To David Frum, the former White House speechwriter who co-wrote Bush’s 2002 State of the Union address that accused Iraq of being part of an “axis of evil,” it now looks as if defeat may be inescapable, because “the insurgency has proven it can kill anyone who cooperates, and the United States and its friends have failed to prove that it can protect them.” This situation, he says, must ultimately be blamed on “failure at the center”—starting with President Bush.

“I always believed as a speechwriter that if you could persuade the president to commit himself to certain words, he would feel himself committed to the ideas that underlay those words. And the big shock to me has been that although the president said the words, he just did not absorb the ideas. And that is the root of, maybe, everything.

[Kenneth Adelman:] The policy can be absolutely right, and noble, beneficial, but if you can’t execute it, it’s useless, just useless. I guess that’s what I would have said: that Bush’s arguments are absolutely right, but you know what, you just have to put them in the drawer marked can’t do. And that’s very different from let’s go."

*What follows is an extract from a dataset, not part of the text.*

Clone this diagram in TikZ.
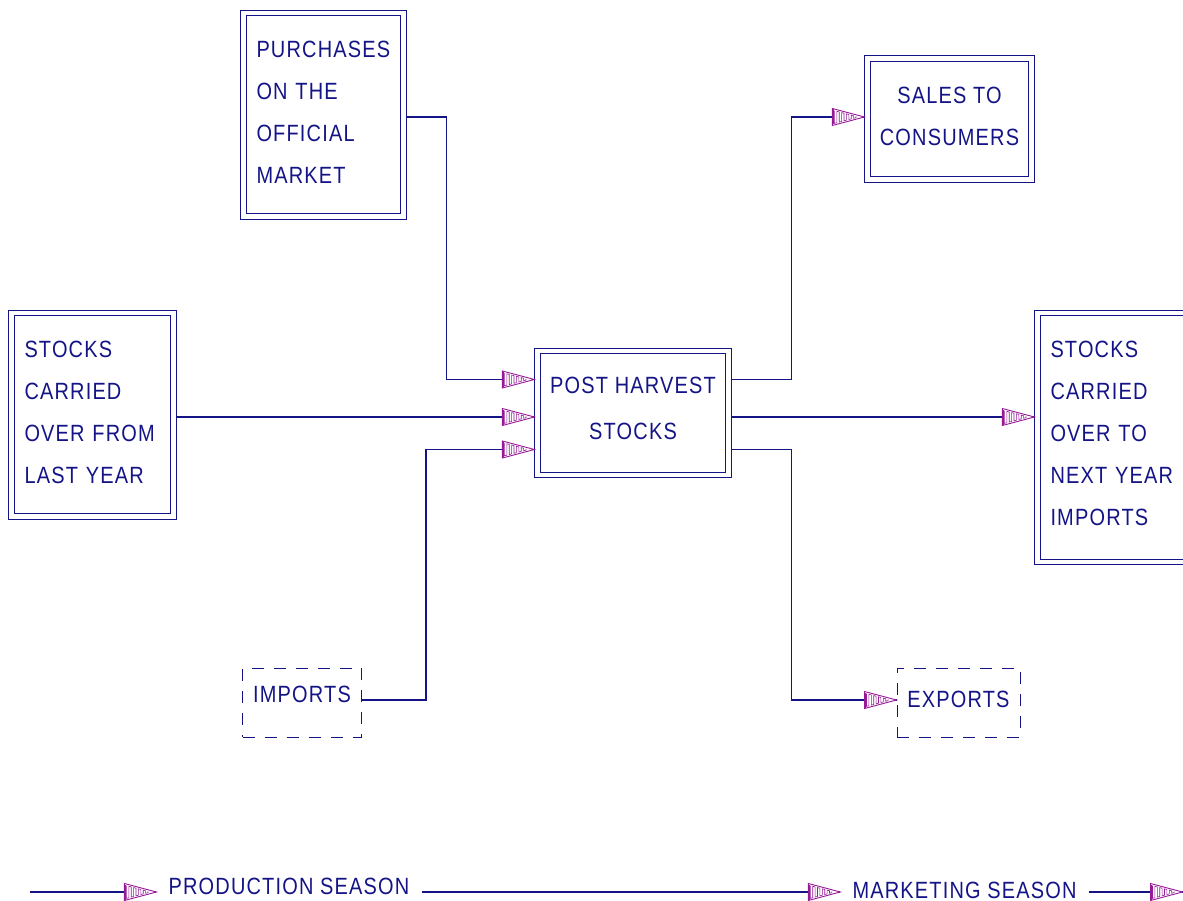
\documentclass[tikz,border=0pt]{standalone}
\usepackage{fontspec}
\setmainfont{Liberation Sans}[FakeStretch=0.85,LetterSpace=5]
\usetikzlibrary{decorations.markings,calc}
\definecolor{ink}{RGB}{20,20,135}
\definecolor{headcol}{RGB}{150,25,150}
\tikzset{
  % hatched CAD-style arrow head, tip at the origin pointing along +x
  hatchhead/.pic={
    \fill[white] (-32,8.5) -- (0,0) -- (-32,-8.5) -- cycle;
    \draw[headcol,line width=0.6pt,line join=miter]
      (-30,{-(8.5*30/32-1.6)})
      \foreach \i [evaluate=\i as \xa using {-30+2.4*\i},
                   evaluate=\i as \h using {8.5*(30-2.4*\i)/32-1.6},
                   evaluate=\i as \s using {2*mod(\i,2)-1}] in {0,...,9}
        { -- (\xa,{\s*\h}) -- (\xa,{-\s*\h}) };
    \draw[headcol,line width=0.9pt,line join=miter] (-32,8.5) -- (0,0) -- (-32,-8.5) -- cycle;
    \draw[headcol,line width=0.6pt] (-31,7.5) -- (-31,-7.5);
  },
  withhead/.style={postaction={decorate,decoration={markings,
      mark=at position 1 with {\pic{hatchhead};}}}},
  conn/.style={draw=ink,line width=1.1pt,withhead},
  dbox/.style={draw=ink,line width=1pt,double=white,double distance=4.2pt,
    outer sep=3.1pt,inner sep=0pt,text=ink,font=\fontsize{23.5}{42}\selectfont},
  leftbox/.style={dbox,align=left,inner xsep=13pt},
  dashbox/.style={draw=ink,line width=1pt,dash pattern=on 12pt off 10pt,
    inner sep=0pt,text=ink,font=\fontsize{23.5}{42}\selectfont,text height=17pt},
  season/.style={text=ink,font=\fontsize{23.5}{28}\selectfont,inner xsep=12pt,
    inner ysep=0pt,text height=17pt,text depth=0pt},
}
\begin{document}
\begin{tikzpicture}[x=1pt,y=-1pt]
\useasboundingbox (0,0) rectangle (1183,901);
\clip (0,0) rectangle (1183,901);

% boxes
\node[leftbox,minimum width=160pt,minimum height=203.5pt,text width=134pt,text depth=130.5pt]
  (pur) at (323.5,114.75) {PURCHASES\\ON THE\\OFFICIAL\\MARKET};
\node[dbox,align=center,minimum width=164pt,minimum height=121pt,text depth=6pt]
  (sal) at (949.5,119) {SALES TO\\CONSUMERS};
\node[leftbox,minimum width=162pt,minimum height=203.5pt,text width=136pt,text depth=131pt]
  (stl) at (92.5,414.75) {STOCKS\\CARRIED\\OVER FROM\\LAST YEAR};
\node[dbox,align=center,minimum width=191pt,minimum height=124pt,text depth=9pt,
  font=\fontsize{23.5}{46}\selectfont]
  (ph) at (633,413) {POST HARVEST\\STOCKS};
\node[leftbox,minimum width=162pt,minimum height=249pt,text width=136pt,text depth=176pt]
  (stn) at (1118.5,437.5) {STOCKS\\CARRIED\\OVER TO\\NEXT YEAR\\IMPORTS};
\node[dashbox,minimum width=119pt,minimum height=69pt,text depth=17pt]
  (imp) at (302,702.5) {IMPORTS};
\node[dashbox,minimum width=123pt,minimum height=69pt,text depth=7pt]
  (exp) at (958.5,702.5) {EXPORTS};

% connector levels
\coordinate (rTop) at (0,117);
\coordinate (rA) at (0,379.5);
\coordinate (rB) at (0,417);
\coordinate (rC) at (0,449.5);
\coordinate (rLow) at (0,700);

% flows into the post-harvest stocks
\draw[conn] (pur.east |- rTop) -- ++(40,0) |- (rA -| ph.west);
\draw[conn] (stl.east |- rB) -- (rB -| ph.west);
\draw[conn] (imp.east |- rLow) -- ++(64,0) |- (rC -| ph.west);

% flows out of the post-harvest stocks
\draw[conn] (ph.east |- rA) -- ++(60,0) |- (rTop -| sal.west);
\draw[conn] (ph.east |- rB) -- (rB -| stn.west);
\draw[conn] (ph.east |- rC) -- ++(60,0) |- (rLow -| exp.west);

% season time line
\coordinate (tl) at (30,892);
\coordinate (tr) at (1182.5,892);
\node[season] (prod) at (289,886) {PRODUCTION SEASON};
\node[season] (mkt) at (964.5,889.5) {MARKETING SEASON};
\draw[conn] (tl) -- (tl -| prod.west);
\draw[conn] (prod.east |- tl) -- (tl -| mkt.west);
\draw[conn] (mkt.east |- tl) -- (tr);
\end{tikzpicture}
\end{document}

Richard Perle: “In the administration that I served [Perle was an assistant secretary of defense under Ronald Reagan], there was a one-sentence description of the decision-making process when consensus could not be reached among disputatious departments: ‘The president makes the decision.’ [Bush] did not make decisions, in part because the machinery of government that he nominally ran was actually running him. The National Security Council was not serving [Bush] properly. He regarded [then National-Security Adviser Condoleezza Rice] as part of the family.

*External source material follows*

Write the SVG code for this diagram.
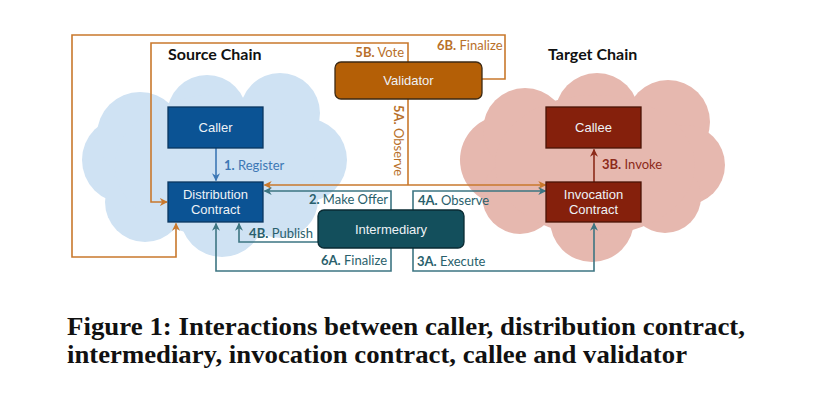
<svg xmlns="http://www.w3.org/2000/svg" width="823" height="400" viewBox="0 0 823 400">
<style>
.box{stroke-width:1.3}
.blue{fill:#0b5394;stroke:#0a3660}
.red{fill:#85200c;stroke:#4a1306}
.val{fill:#b45f06;stroke:#3d2a14}
.int{fill:#134f5c;stroke:#0a2b33}
.bt{font-family:"Liberation Sans",Arial,sans-serif;font-size:13px;fill:#eef2f6;text-anchor:middle}
.lb{font-family:Lato,"Open Sans",sans-serif;font-size:13px}
.lb .n{font-weight:bold}
.title{font-family:Lato,"Open Sans",sans-serif;font-size:16px;font-weight:bold;fill:#111}
.o{fill:none;stroke:#c9782c;stroke-width:1.6}
.t{fill:none;stroke:#3d7582;stroke-width:1.6}
.bl{fill:none;stroke:#3d78b5;stroke-width:1.6}
.rd{fill:none;stroke:#8c2a1a;stroke-width:1.6}
.cap{font-family:"Liberation Serif","Times New Roman",serif;font-size:25px;font-weight:bold;fill:#111}
</style>
<defs>
<marker id="ao" viewBox="0 0 10 10" refX="9" refY="5" markerWidth="8" markerHeight="8" markerUnits="userSpaceOnUse" orient="auto-start-reverse"><path d="M0,0 L10,5 L0,10 L3,5 z" fill="#c9782c"/></marker>
<marker id="at" viewBox="0 0 10 10" refX="9" refY="5" markerWidth="8" markerHeight="8" markerUnits="userSpaceOnUse" orient="auto-start-reverse"><path d="M0,0 L10,5 L0,10 L3,5 z" fill="#3d7582"/></marker>
<marker id="ab" viewBox="0 0 10 10" refX="9" refY="5" markerWidth="8" markerHeight="8" markerUnits="userSpaceOnUse" orient="auto-start-reverse"><path d="M0,0 L10,5 L0,10 L3,5 z" fill="#3d78b5"/></marker>
<marker id="ar" viewBox="0 0 10 10" refX="9" refY="5" markerWidth="8" markerHeight="8" markerUnits="userSpaceOnUse" orient="auto-start-reverse"><path d="M0,0 L10,5 L0,10 L3,5 z" fill="#8c2a1a"/></marker>
</defs>
<rect width="823" height="400" fill="#fff"/>

<g id="source-cloud" fill="#cfe2f3">
<circle cx="125" cy="160" r="43"/>
<circle cx="140" cy="135" r="43"/>
<circle cx="207" cy="115" r="40"/>
<circle cx="280" cy="113" r="40"/>
<circle cx="305" cy="160" r="42"/>
<circle cx="280" cy="200" r="38"/>
<circle cx="222" cy="215" r="42"/>
<circle cx="145" cy="202" r="40"/>
<ellipse cx="215" cy="165" rx="100" ry="70"/>
</g>
<g id="target-cloud" fill="#e6b8af">
<circle cx="505" cy="160" r="45"/>
<circle cx="525" cy="130" r="42"/>
<circle cx="597" cy="115" r="42"/>
<circle cx="668" cy="122" r="42"/>
<circle cx="685" cy="165" r="40"/>
<circle cx="665" cy="197" r="36"/>
<circle cx="592" cy="220" r="42"/>
<circle cx="520" cy="196" r="38"/>
<ellipse cx="595" cy="165" rx="100" ry="70"/>
</g>

<text class="title" x="168" y="60">Source Chain</text>
<text class="title" x="548" y="60">Target Chain</text>

<g id="connectors">
<path class="o" d="M482,79 H505 V35 H72 V257 H176 V223.5" marker-end="url(#ao)"/>
<path class="o" d="M408,62 V43 H151 V202 H167" marker-end="url(#ao)"/>
<path class="o" d="M408,99 V185"/>
<path class="o" d="M264.5,185 H545.5" marker-start="url(#ao)" marker-end="url(#ao)"/>
<path class="bl" d="M216,148 V180.5" marker-end="url(#ab)"/>
<path class="rd" d="M594,182 V149.5" marker-end="url(#ar)"/>
<path class="t" d="M391,210 V191 H264.5" marker-end="url(#at)"/>
<path class="t" d="M413,210 V191 H545.5" marker-end="url(#at)"/>
<path class="t" d="M318,242 H239 V223.5" marker-end="url(#at)"/>
<path class="t" d="M391,248 V271 H216 V223.5" marker-end="url(#at)"/>
<path class="t" d="M413,248 V271 H594 V223.5" marker-end="url(#at)"/>
</g>

<g id="labels">
<text class="lb" x="404" y="57" text-anchor="end" fill="#b8702a"><tspan class="n">5B.</tspan> Vote</text>
<text class="lb" x="437" y="50" fill="#b8702a"><tspan class="n">6B.</tspan> Finalize</text>
<text class="lb" transform="translate(394,105) rotate(90)" fill="#b8702a"><tspan class="n">5A.</tspan> Observe</text>
<text class="lb" x="224" y="170" fill="#3d78b5"><tspan class="n">1.</tspan> Register</text>
<text class="lb" x="602" y="169" fill="#8c2a1a"><tspan class="n">3B.</tspan> Invoke</text>
<text class="lb" x="388" y="204" text-anchor="end" fill="#2a5f6c"><tspan class="n">2.</tspan> Make Offer</text>
<text class="lb" x="418" y="205" fill="#2a5f6c"><tspan class="n">4A.</tspan> Observe</text>
<text class="lb" x="313" y="238" text-anchor="end" fill="#2a5f6c"><tspan class="n">4B.</tspan> Publish</text>
<text class="lb" x="387" y="265" text-anchor="end" fill="#2a5f6c"><tspan class="n">6A.</tspan> Finalize</text>
<text class="lb" x="417" y="266" fill="#2a5f6c"><tspan class="n">3A.</tspan> Execute</text>
</g>

<g id="caller"><rect class="box blue" x="168" y="107" width="95" height="41"/><text class="bt" x="215.5" y="132">Caller</text></g>
<g id="distribution"><rect class="box blue" x="168" y="182" width="95" height="40"/><text class="bt" x="215.5" y="199">Distribution</text><text class="bt" x="215.5" y="214">Contract</text></g>
<g id="callee"><rect class="box red" x="546" y="107" width="95" height="41"/><text class="bt" x="593.5" y="132">Callee</text></g>
<g id="invocation"><rect class="box red" x="546" y="182" width="95" height="40"/><text class="bt" x="593.5" y="199">Invocation</text><text class="bt" x="593.5" y="214">Contract</text></g>
<g id="validator"><rect class="box val" x="335" y="62" width="147" height="37" rx="6"/><text class="bt" x="408.5" y="85">Validator</text></g>
<g id="intermediary"><rect class="box int" x="318" y="210" width="146" height="38" rx="6"/><text class="bt" x="391" y="234">Intermediary</text></g>

<text class="cap" x="67" y="335" textLength="678" lengthAdjust="spacingAndGlyphs">Figure 1: Interactions between caller, distribution contract,</text>
<text class="cap" x="67" y="363" textLength="620" lengthAdjust="spacingAndGlyphs">intermediary, invocation contract, callee and validator</text>
</svg>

Michael Ledeen, American Enterprise Institute freedom scholar: “Ask yourself who the most powerful people in the White House are. They are women who are in love with the president: Laura [Bush], Condi, Harriet Miers, and Karen Hughes.”

Frank Gaffney, an assistant secretary of defense under Ronald Reagan and founder of the Center for Security Policy: “[Bush] doesn’t in fact seem to be a man of principle who’s steadfastly pursuing what he thinks is the right course. He talks about it, but the policy doesn’t track with the rhetoric, and that’s what creates the incoherence that causes us problems around the world and at home. It also creates the sense that you can take him on with impunity.”

Kenneth Adelman: “The most dispiriting and awful moment of the whole administration was the day that Bush gave the Presidential Medal of Freedom to [former C.I.A. director] George Tenet, General Tommy Franks, and [Coalition Provisional Authority chief] Jerry [Paul] Bremer—three of the most incompetent people who’ve ever served in such key spots. And they get the highest civilian honor a president can bestow on anyone! That was the day I checked out of this administration. It was then I thought, There’s no seriousness here, these are not serious people. If he had been serious, the president would have realized that those three are each directly responsible for the disaster of Iraq.”[/quote]

I can’t wait for the full article to appear in January.

The two key points, to my mind:

  1. Bush talks the talk, but doesn’t understand the words coming out of his mouth, or how they’re supposed to reflect reality.
  2. Even if the ideas were good–and that’s a very big
    IF
    –if you can’t make it happen, trying to do so is worse than useless, it’s dangerous.